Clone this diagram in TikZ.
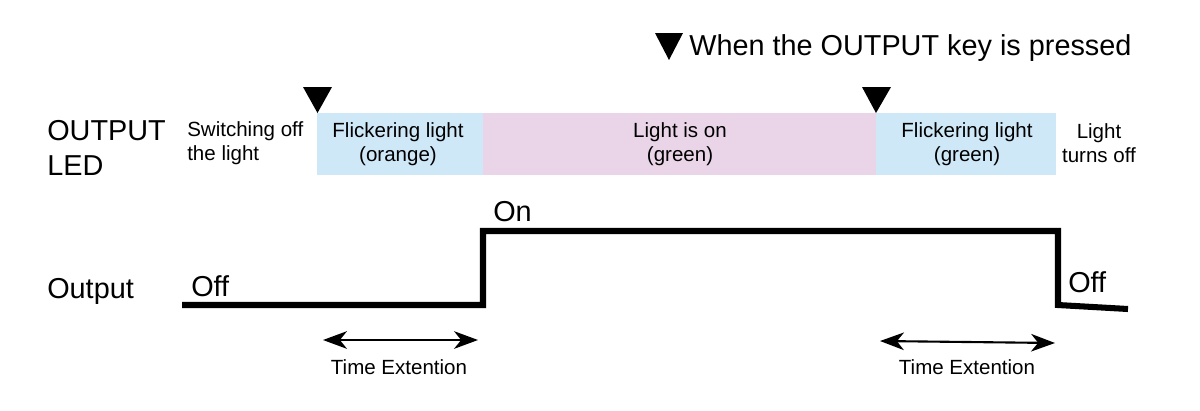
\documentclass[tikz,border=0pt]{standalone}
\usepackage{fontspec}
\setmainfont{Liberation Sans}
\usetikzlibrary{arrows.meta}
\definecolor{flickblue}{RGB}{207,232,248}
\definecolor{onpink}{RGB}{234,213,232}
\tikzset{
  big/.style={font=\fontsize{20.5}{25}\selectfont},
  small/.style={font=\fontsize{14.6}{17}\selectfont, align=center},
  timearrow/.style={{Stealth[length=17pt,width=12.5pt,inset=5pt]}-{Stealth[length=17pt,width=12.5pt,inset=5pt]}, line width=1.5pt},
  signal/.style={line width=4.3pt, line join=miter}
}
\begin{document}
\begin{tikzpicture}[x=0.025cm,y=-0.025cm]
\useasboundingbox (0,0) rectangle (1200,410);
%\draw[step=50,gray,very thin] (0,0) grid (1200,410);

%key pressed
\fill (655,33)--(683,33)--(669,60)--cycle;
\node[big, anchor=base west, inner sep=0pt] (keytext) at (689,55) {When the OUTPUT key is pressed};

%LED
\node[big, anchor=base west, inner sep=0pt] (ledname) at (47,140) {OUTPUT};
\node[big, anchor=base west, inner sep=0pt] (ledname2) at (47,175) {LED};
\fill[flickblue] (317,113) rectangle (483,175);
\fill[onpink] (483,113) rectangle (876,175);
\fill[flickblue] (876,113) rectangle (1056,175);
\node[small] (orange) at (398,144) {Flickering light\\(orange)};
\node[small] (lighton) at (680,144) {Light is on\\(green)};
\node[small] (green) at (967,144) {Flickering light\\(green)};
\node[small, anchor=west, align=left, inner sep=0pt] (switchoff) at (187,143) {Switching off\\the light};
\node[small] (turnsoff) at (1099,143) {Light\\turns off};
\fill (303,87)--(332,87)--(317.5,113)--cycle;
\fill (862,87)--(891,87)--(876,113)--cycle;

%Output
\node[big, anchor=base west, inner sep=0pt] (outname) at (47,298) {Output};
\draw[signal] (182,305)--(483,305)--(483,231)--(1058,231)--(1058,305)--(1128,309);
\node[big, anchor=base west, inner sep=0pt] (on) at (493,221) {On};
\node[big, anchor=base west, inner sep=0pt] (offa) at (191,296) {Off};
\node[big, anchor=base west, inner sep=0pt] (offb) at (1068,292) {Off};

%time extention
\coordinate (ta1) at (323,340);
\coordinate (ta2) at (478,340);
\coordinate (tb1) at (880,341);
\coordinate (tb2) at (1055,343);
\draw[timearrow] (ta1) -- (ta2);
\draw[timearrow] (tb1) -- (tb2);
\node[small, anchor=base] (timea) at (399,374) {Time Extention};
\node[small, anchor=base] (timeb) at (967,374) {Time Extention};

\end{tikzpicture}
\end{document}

================

◆ **Task**
Quote the data above in full and without alteration; skip the pictures.

◆ **Correct result**
Clone this diagram in TikZ.
\documentclass[tikz,border=0pt]{standalone}
\usepackage{fontspec}
\setmainfont{Liberation Sans}
\usetikzlibrary{arrows.meta}
\definecolor{flickblue}{RGB}{207,232,248}
\definecolor{onpink}{RGB}{234,213,232}
\tikzset{
  big/.style={font=\fontsize{20.5}{25}\selectfont},
  small/.style={font=\fontsize{14.6}{17}\selectfont, align=center},
  timearrow/.style={{Stealth[length=17pt,width=12.5pt,inset=5pt]}-{Stealth[length=17pt,width=12.5pt,inset=5pt]}, line width=1.5pt},
  signal/.style={line width=4.3pt, line join=miter}
}
\begin{document}
\begin{tikzpicture}[x=0.025cm,y=-0.025cm]
\useasboundingbox (0,0) rectangle (1200,410);
%\draw[step=50,gray,very thin] (0,0) grid (1200,410);

%key pressed
\fill (655,33)--(683,33)--(669,60)--cycle;
\node[big, anchor=base west, inner sep=0pt] (keytext) at (689,55) {When the OUTPUT key is pressed};

%LED
\node[big, anchor=base west, inner sep=0pt] (ledname) at (47,140) {OUTPUT};
\node[big, anchor=base west, inner sep=0pt] (ledname2) at (47,175) {LED};
\fill[flickblue] (317,113) rectangle (483,175);
\fill[onpink] (483,113) rectangle (876,175);
\fill[flickblue] (876,113) rectangle (1056,175);
\node[small] (orange) at (398,144) {Flickering light\\(orange)};
\node[small] (lighton) at (680,144) {Light is on\\(green)};
\node[small] (green) at (967,144) {Flickering light\\(green)};
\node[small, anchor=west, align=left, inner sep=0pt] (switchoff) at (187,143) {Switching off\\the light};
\node[small] (turnsoff) at (1099,143) {Light\\turns off};
\fill (303,87)--(332,87)--(317.5,113)--cycle;
\fill (862,87)--(891,87)--(876,113)--cycle;

%Output
\node[big, anchor=base west, inner sep=0pt] (outname) at (47,298) {Output};
\draw[signal] (182,305)--(483,305)--(483,231)--(1058,231)--(1058,305)--(1128,309);
\node[big, anchor=base west, inner sep=0pt] (on) at (493,221) {On};
\node[big, anchor=base west, inner sep=0pt] (offa) at (191,296) {Off};
\node[big, anchor=base west, inner sep=0pt] (offb) at (1068,292) {Off};

%time extention
\coordinate (ta1) at (323,340);
\coordinate (ta2) at (478,340);
\coordinate (tb1) at (880,341);
\coordinate (tb2) at (1055,343);
\draw[timearrow] (ta1) -- (ta2);
\draw[timearrow] (tb1) -- (tb2);
\node[small, anchor=base] (timea) at (399,374) {Time Extention};
\node[small, anchor=base] (timeb) at (967,374) {Time Extention};

\end{tikzpicture}
\end{document}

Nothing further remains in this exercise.